Chroniques

par laurent bergnach

récital Adélaïde Ferrière
Bennett – Donatoni – Hurel – Mantovani – Xenakis

1 CD Evidence (2020)
EVCD 067
La percussionniste Adelaïde Ferrière joue Xenakis et quelques autres

Dijonnaise d’origine, Adelaïde Ferrière débute l’apprentissage du piano et de la percussion à l’âge de huit ans avant d’intégrer, sept ans plus tard, la classe de Michel Cerutti au CNSMD de Paris. Elle y obtient son master avec les félicitations du jury en 2017, alors qu’elle est déjà lauréate de plusieurs concours internationaux. Cofondatrice du Trio Xenakis avec ses confrères Emmanuel Jacquet et Rodolphe Théry, la percussionniste et marimbiste participe à de nombreuses créations mondiales, tissant des liens avec des compositeurs dont certains apparaissent dans ce programme enregistré en solitaire. Commençons par évoquer les disparus : Iannis Xenakis (1922-2001), Franco Donatoni (1927-2000) et Richard Rodney Bennett (1936-2012).

Ingénieur de Le Corbusier qui découvre avec Messiaen la complexité rythmique des musiques hindous à l’approche de la trentaine, Xenakis laisse dans des carnets son envie de viser au dépouillement : « le contraire de la diversité et de la complexité moderne ! L’origine de la musique, c’est ça qu’il faut remettre en place. À bas la scolastique et la masse cancéreuse de la musique symphonique moderne ! À bas le bla-bla frénétique hérité d’un passé glorieux mais mort. Il faut réapprendre à toucher le son des doigts… ! C’est ça le cœur même de la musique, son essence ! (1952) (in Mâkhi Xenakis, Un père bouleversant, Actes Sud, 2015) [lire notre critique de l’ouvrage].

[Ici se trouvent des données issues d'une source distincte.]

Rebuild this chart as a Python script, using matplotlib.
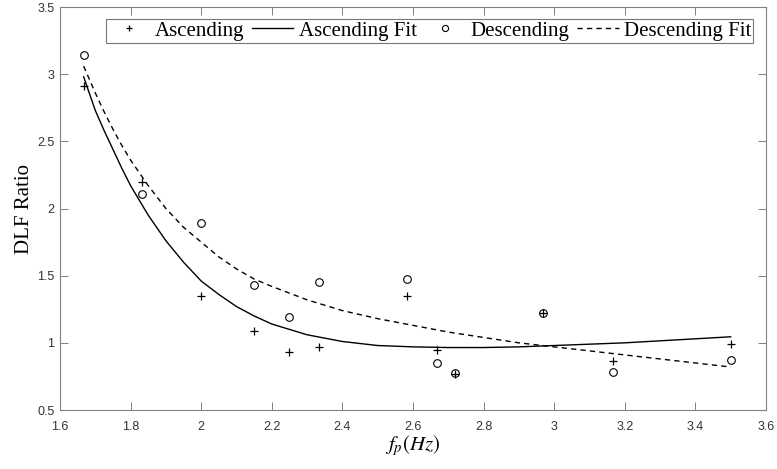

Avec Psappha (Londres, 1976), le théoricien de la musique stochastique dédaigne la pure rythmique et la couleur sonore, puisque ses indications concernent uniquement la matière et le registre, sans préciser le nom des instruments. Ce qui l’intéresse avant tout, c’est la variation de densité des différents groupes réunis et la grande virtuosité d’exécution. On ne se lasse pas de cette pièce, magnifique jusqu’en son silence périodisé. Pour Sylvio Gualda qui avait donné vie à Psappha, Xenakis écrit Rebonds (Rome, 1988), pièce en deux grandes sections à l’énergie diversement propagée, A (deux bongos, trois toms, deux grosses caisses) et B (cinq wood-blocks et cinq peaux). Ici, seul l’impact importe.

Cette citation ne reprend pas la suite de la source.